---------- SUPPLIED MATERIAL

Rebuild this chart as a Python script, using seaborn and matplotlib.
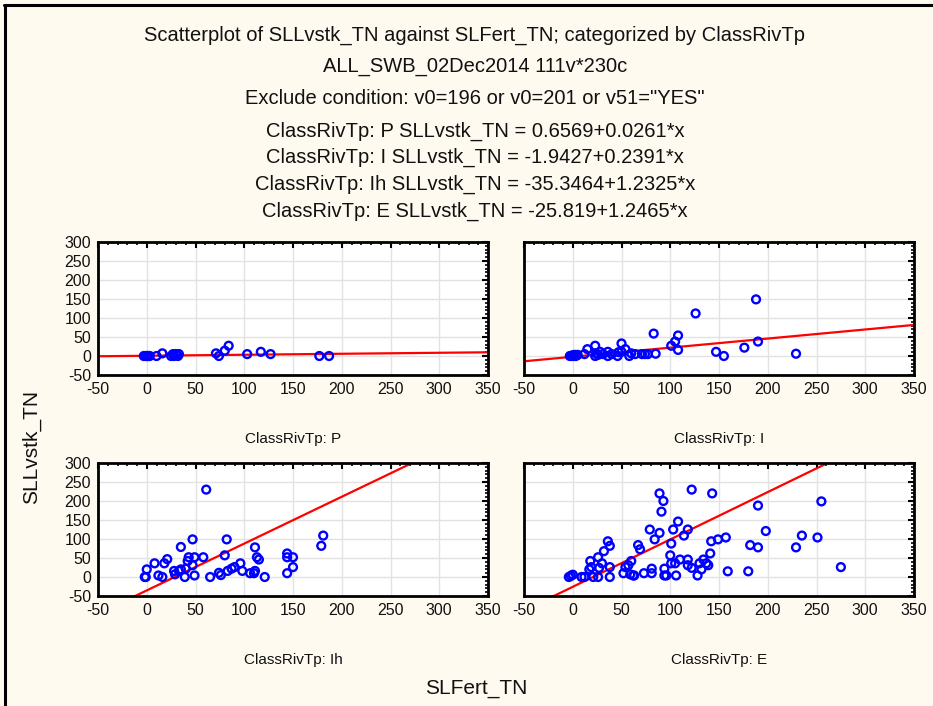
import numpy as np
import pandas as pd
import matplotlib
matplotlib.use("Agg")
import matplotlib.pyplot as plt
from matplotlib.ticker import MultipleLocator
import seaborn as sns

# ---------------------------------------------------------------- data
classes = ["P", "I", "Ih", "E"]

p_x = [-3, -1, 0, 1, 2, 3, 10, 16, 25, 27, 28, 30, 32, 33, 71, 74, 80, 84, 103, 117, 127, 177, 187]
p_y = [0, 0, 0, 0, 0, 0, 0, 7, 0, 5, 0, 5, 0, 5, 7, 0, 14, 27, 5, 11, 5, 0, 0]

i_x = [-3, -1, 0, 1, 2, 3, 4, 5, 12, 15, 23, 23, 24, 26, 28, 31, 36, 36, 40, 46, 47, 50, 50,
       54, 58, 60, 64, 71, 74, 77, 83, 85, 101, 105, 108, 108, 126, 147, 155, 176, 188, 190, 229]
i_y = [0, 0, 2, 0, 3, 0, 2, 3, 5, 18, 27, 0, 7, 3, 11, 5, 0, 11, 5, 0, 10, 33, 11,
       18, 0, 7, 5, 5, 5, 5, 59, 6, 27, 38, 54, 16, 112, 11, 0, 22, 149, 38, 6]

ih_x = [-2, -1, 0, 8, 12, 16, 18, 21, 28, 29, 33, 35, 35, 39, 40, 42, 43, 47, 47, 49, 49, 58,
        61, 65, 74, 76, 80, 82, 83, 87, 90, 96, 98, 106, 110, 111, 111, 113, 115, 121, 144,
        144, 144, 150, 150, 179, 181]
ih_y = [0, 0, 20, 36, 4, 0, 36, 47, 16, 7, 16, 79, 20, 0, 22, 42, 52, 99, 31, 52, 4, 52,
        230, 0, 11, 5, 57, 99, 16, 22, 26, 36, 16, 10, 10, 16, 78, 52, 46, 0, 10,
        62, 52, 52, 26, 82, 109]

e_x = [-4, -2, 0, 9, 12, 17, 18, 19, 21, 26, 26, 27, 30, 32, 36, 38, 38, 38, 52, 54, 57, 59,
       60, 62, 63, 67, 69, 73, 79, 81, 81, 84, 89, 89, 91, 93, 94, 94, 96, 100, 101, 101,
       103, 105, 106, 108, 110, 114, 118, 118, 118, 122, 122, 128, 130, 132, 134, 137, 139,
       141, 142, 143, 149, 157, 159, 180, 182, 190, 190, 198, 229, 235, 251, 255, 275]
e_y = [0, 3, 6, 0, 0, 20, 42, 26, 0, 52, 0, 24, 36, 68, 94, 82, 0, 26, 10, 26, 31, 7,
       42, 4, 4, 84, 73, 10, 125, 22, 10, 99, 220, 116, 172, 200, 22, 4, 4, 57, 88, 36,
       125, 36, 4, 146, 46, 109, 125, 46, 31, 230, 24, 4, 36, 20, 46, 36, 31,
       62, 94, 220, 99, 104, 15, 15, 84, 188, 78, 121, 78, 109, 104, 199, 26]

intercepts = [0.6569, -1.9427, -35.3464, -25.819]
slopes = [0.0261, 0.2391, 1.2325, 1.2465]

title_lines = [
    "Scatterplot of SLLvstk_TN against SLFert_TN; categorized by ClassRivTp",
    "ALL_SWB_02Dec2014 111v*230c",
    'Exclude condition: v0=196 or v0=201 or v51="YES"',
    "ClassRivTp: P SLLvstk_TN = 0.6569+0.0261*x",
    "ClassRivTp: I SLLvstk_TN = -1.9427+0.2391*x",
    "ClassRivTp: Ih SLLvstk_TN = -35.3464+1.2325*x",
    "ClassRivTp: E SLLvstk_TN = -25.819+1.2465*x",
]

df = pd.concat([
    pd.DataFrame({"SLFert_TN": xs, "SLLvstk_TN": ys, "ClassRivTp": c})
    for c, xs, ys in zip(classes, [p_x, i_x, ih_x, e_x], [p_y, i_y, ih_y, e_y])
])

# ---------------------------------------------------------------- style
bg = "#fffaf0"
sns.set_style("white")
plt.rcParams["font.family"] = ["Liberation Sans", "DejaVu Sans"]
plt.rcParams["axes.unicode_minus"] = False

fig = plt.figure(figsize=(9.33, 7.06), dpi=100, facecolor=bg)

# frame lines at left and top of the window
fig.add_artist(plt.Line2D([0.005, 0.005], [0, 0.993], color="black", lw=2.2, transform=fig.transFigure))
fig.add_artist(plt.Line2D([0.004, 1.0], [0.993, 0.993], color="black", lw=2.2, transform=fig.transFigure))

title_y = [35, 66, 99, 131, 157, 184, 211]
for txt, yy in zip(title_lines, title_y):
    fig.text(0.509, 1 - yy / 706, txt, ha="center", va="center", fontsize=14.5, color="#111111")

boxes = {
    "P": (98, 242), "I": (524, 242),
    "Ih": (98, 463), "E": (524, 463),
}
w_px, h_px = 390, 133

for c, b0, b1 in zip(classes, intercepts, slopes):
    left, top = boxes[c]
    ax = fig.add_axes([left / 933, 1 - (top + h_px) / 706, w_px / 933, h_px / 706])
    ax.set_facecolor("white")
    sub = df[df["ClassRivTp"] == c]
    sns.scatterplot(data=sub, x="SLFert_TN", y="SLLvstk_TN", ax=ax, marker="o", s=32,
                    facecolor="none", edgecolor="#0000ff", linewidth=1.7, zorder=3)
    xl = np.array([-50, 350])
    sns.lineplot(x=xl, y=b0 + b1 * xl, ax=ax, color="#ff0000", lw=1.6, zorder=2)
    ax.set_xlim(-50, 350)
    ax.set_ylim(-50, 300)
    ax.xaxis.set_major_locator(MultipleLocator(50))
    ax.yaxis.set_major_locator(MultipleLocator(50))
    ax.xaxis.set_minor_locator(MultipleLocator(10))
    ax.yaxis.set_minor_locator(MultipleLocator(10))
    ax.grid(True, which="major", color="#e2e2e2", lw=1.0, zorder=0)
    ax.set_axisbelow(True)
    ax.tick_params(which="both", direction="in", top=True, right=True, color="black",
                   labelsize=11.5, labelcolor="#111111", pad=5)
    ax.tick_params(which="major", length=4, width=1.5)
    ax.tick_params(which="minor", length=2.5, width=1.2)
    if c in ("I", "E"):
        ax.tick_params(labelleft=False)
    for sp in ax.spines.values():
        sp.set_color("black")
        sp.set_linewidth(2)
    ax.set_xlabel("ClassRivTp: " + c, fontsize=11, labelpad=25, color="#111111")
    ax.set_ylabel("")

fig.text(476 / 933, 1 - 688 / 706, "SLFert_TN", ha="center", va="center", fontsize=15, color="#111111")
fig.text(31 / 933, 1 - 447 / 706, "SLLvstk_TN", ha="center", va="center", rotation=90,
         fontsize=15, color="#111111")

fig.savefig("out.png", dpi=100, facecolor=bg)
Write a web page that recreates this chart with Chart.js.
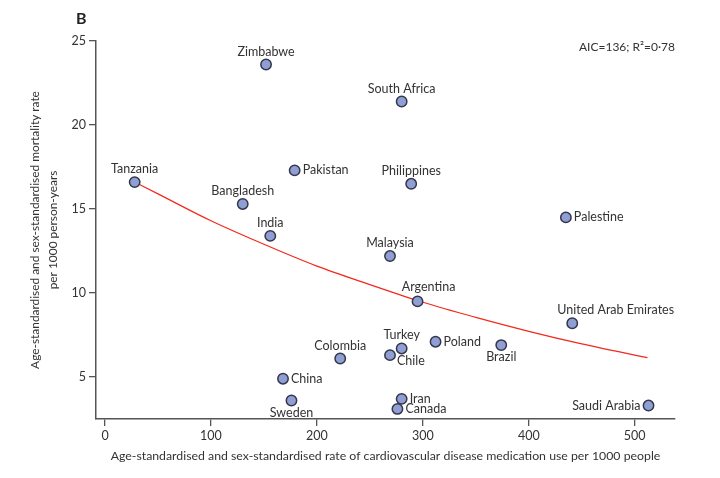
<!DOCTYPE html>
<html>
<head>
<meta charset="utf-8">
<script src="https://cdn.jsdelivr.net/npm/chart.js@4.4.1/dist/chart.umd.min.js"></script>
<style>
html,body{margin:0;padding:0;background:#fff;}
#wrap{position:relative;width:720px;height:478px;}
</style>
</head>
<body>
<div id="wrap"><canvas id="c" width="720" height="478"></canvas></div>
<script>
// ---- data ----
const countries = ["Zimbabwe","South Africa","Pakistan","Philippines","Tanzania","Bangladesh","Palestine","India","Malaysia","Argentina","United Arab Emirates","Poland","Brazil","Turkey","Chile","Colombia","China","Sweden","Iran","Canada","Saudi Arabia"];
const medicationUse = [152, 280, 179, 289, 28, 130, 435, 156, 269, 295, 441, 312, 374, 280, 269, 222, 168, 176, 280, 276, 513];
const mortalityRate = [23.6, 21.4, 17.3, 16.5, 16.6, 15.3, 14.5, 13.4, 12.2, 9.5, 8.2, 7.1, 6.9, 6.7, 6.3, 6.1, 4.9, 3.6, 3.7, 3.1, 3.3];
const labelSide = ["above","above","right","above","above","above","right","above","above","aboveR","aboveUAE","right","below","above","rightBelow","above","right","below","right","right","left"];
const fitX = [28, 50, 100, 150, 200, 250, 300, 350, 400, 450, 512];
const fitY = [16.6, 15.9, 14.3, 12.9, 11.6, 10.5, 9.45, 8.55, 7.72, 6.97, 6.15];
const xTicks = [0, 100, 200, 300, 400, 500];
const yTicks = [5, 10, 15, 20, 25];
const xTitle = "Age-standardised and sex-standardised rate of cardiovascular disease medication use per 1000 people";
const yTitle = ["Age-standardised and sex-standardised mortality rate", "per 1000 person-years"];
const panelLabel = "B";
const statsText = "AIC=136; R\u00b2=0\u00b778";

const FONT = "Lato, 'Open Sans', sans-serif";
const TXT = "#333";

const labelPlugin = {
  id: 'pointLabels',
  afterDatasetsDraw(chart) {
    const ctx = chart.ctx;
    const meta = chart.getDatasetMeta(1);
    ctx.save();
    ctx.font = "12.5px " + FONT;
    ctx.fillStyle = TXT;
    ctx.textBaseline = 'middle';
    meta.data.forEach((pt, i) => {
      const side = labelSide[i];
      const t = countries[i];
      let x = pt.x, y = pt.y;
      switch (side) {
        case 'above': ctx.textAlign = 'center'; y -= 13; break;
        case 'aboveR': ctx.textAlign = 'center'; x += 11; y -= 14; break;
        case 'aboveUAE': ctx.textAlign = 'left'; x -= 15; y -= 13; break;
        case 'below': ctx.textAlign = 'center'; y += 12; break;
        case 'right': ctx.textAlign = 'left'; x += 8; break;
        case 'rightBelow': ctx.textAlign = 'left'; x += 7; y += 6; break;
        case 'left': ctx.textAlign = 'right'; x -= 8; break;
      }
      ctx.fillText(t, x, y);
    });
    // panel label and stats text
    ctx.font = "bold 16px " + FONT;
    ctx.textAlign = 'left';
    ctx.fillStyle = '#222';
    ctx.fillText(panelLabel, 76, 19);
    ctx.font = "12px " + FONT;
    ctx.fillStyle = TXT;
    ctx.textAlign = 'right';
    ctx.fillText(statsText, chart.chartArea.right, 47);
    ctx.restore();
  }
};

new Chart(document.getElementById('c'), {
  type: 'scatter',
  data: {
    datasets: [
      {
        type: 'line',
        data: fitX.map((x, i) => ({x: x, y: fitY[i]})),
        borderColor: '#f2291c',
        borderWidth: 1.2,
        pointRadius: 0,
        fill: false,
        cubicInterpolationMode: 'monotone',
        order: 2
      },
      {
        data: medicationUse.map((x, i) => ({x: x, y: mortalityRate[i]})),
        backgroundColor: '#8f9fd4',
        borderColor: '#34364a',
        borderWidth: 1.5,
        pointRadius: 5.2,
        pointHoverRadius: 5.2,
        order: 1
      }
    ]
  },
  options: {
    responsive: false,
    animation: false,
    events: [],
    layout: {padding: {left: 0, right: 45, top: 41, bottom: 0}},
    plugins: {legend: {display: false}, tooltip: {enabled: false}},
    scales: {
      x: {
        type: 'linear', min: -8.5, max: 538,
        afterBuildTicks: s => { s.ticks = xTicks.map(v => ({value: v})); },
        afterFit: s => { s.height = 59; },
        border: {color: '#555', width: 1.5},
        grid: {drawOnChartArea: false, drawTicks: true, tickLength: 7, color: '#555', lineWidth: 1.3},
        ticks: {color: TXT, font: {family: FONT, size: 12.5}, padding: 2, maxRotation: 0},
        title: {display: true, text: xTitle, color: TXT, font: {family: FONT, size: 12.3, lineHeight: 1.5}, padding: {top: 0, bottom: 13}}
      },
      y: {
        type: 'linear', min: 2.5, max: 25,
        afterBuildTicks: s => { s.ticks = yTicks.map(v => ({value: v})); },
        afterFit: s => { s.width = 96; },
        border: {color: '#555', width: 1.5},
        grid: {drawOnChartArea: false, drawTicks: true, tickLength: 7, color: '#555', lineWidth: 1.3},
        ticks: {color: TXT, font: {family: FONT, size: 12.5}, padding: 3},
        title: {display: true, text: yTitle, color: TXT, font: {family: FONT, size: 11.9, lineHeight: 1.55}, padding: {top: 26, bottom: 0}}
      }
    }
  },
  plugins: [labelPlugin]
});
</script>
</body>
</html>
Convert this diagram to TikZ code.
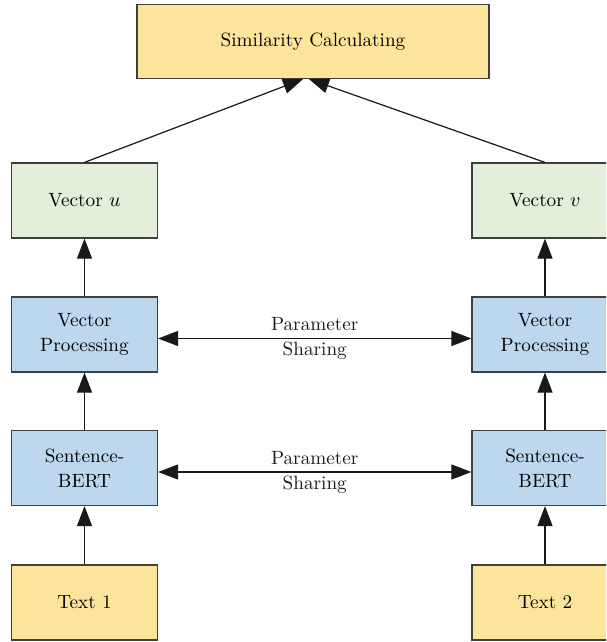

--------------------

### WHAT YOU NEED TO DO
In the records above, find the line containing "62, 52, 52, 26, 82, 109]" and output every line from the first through that one, exactly, omitting pictures.

### WRITTEN SOLUTION
Rebuild this chart as a Python script, using seaborn and matplotlib.
import numpy as np
import pandas as pd
import matplotlib
matplotlib.use("Agg")
import matplotlib.pyplot as plt
from matplotlib.ticker import MultipleLocator
import seaborn as sns

# ---------------------------------------------------------------- data
classes = ["P", "I", "Ih", "E"]

p_x = [-3, -1, 0, 1, 2, 3, 10, 16, 25, 27, 28, 30, 32, 33, 71, 74, 80, 84, 103, 117, 127, 177, 187]
p_y = [0, 0, 0, 0, 0, 0, 0, 7, 0, 5, 0, 5, 0, 5, 7, 0, 14, 27, 5, 11, 5, 0, 0]

i_x = [-3, -1, 0, 1, 2, 3, 4, 5, 12, 15, 23, 23, 24, 26, 28, 31, 36, 36, 40, 46, 47, 50, 50,
       54, 58, 60, 64, 71, 74, 77, 83, 85, 101, 105, 108, 108, 126, 147, 155, 176, 188, 190, 229]
i_y = [0, 0, 2, 0, 3, 0, 2, 3, 5, 18, 27, 0, 7, 3, 11, 5, 0, 11, 5, 0, 10, 33, 11,
       18, 0, 7, 5, 5, 5, 5, 59, 6, 27, 38, 54, 16, 112, 11, 0, 22, 149, 38, 6]

ih_x = [-2, -1, 0, 8, 12, 16, 18, 21, 28, 29, 33, 35, 35, 39, 40, 42, 43, 47, 47, 49, 49, 58,
        61, 65, 74, 76, 80, 82, 83, 87, 90, 96, 98, 106, 110, 111, 111, 113, 115, 121, 144,
        144, 144, 150, 150, 179, 181]
ih_y = [0, 0, 20, 36, 4, 0, 36, 47, 16, 7, 16, 79, 20, 0, 22, 42, 52, 99, 31, 52, 4, 52,
        230, 0, 11, 5, 57, 99, 16, 22, 26, 36, 16, 10, 10, 16, 78, 52, 46, 0, 10,
        62, 52, 52, 26, 82, 109]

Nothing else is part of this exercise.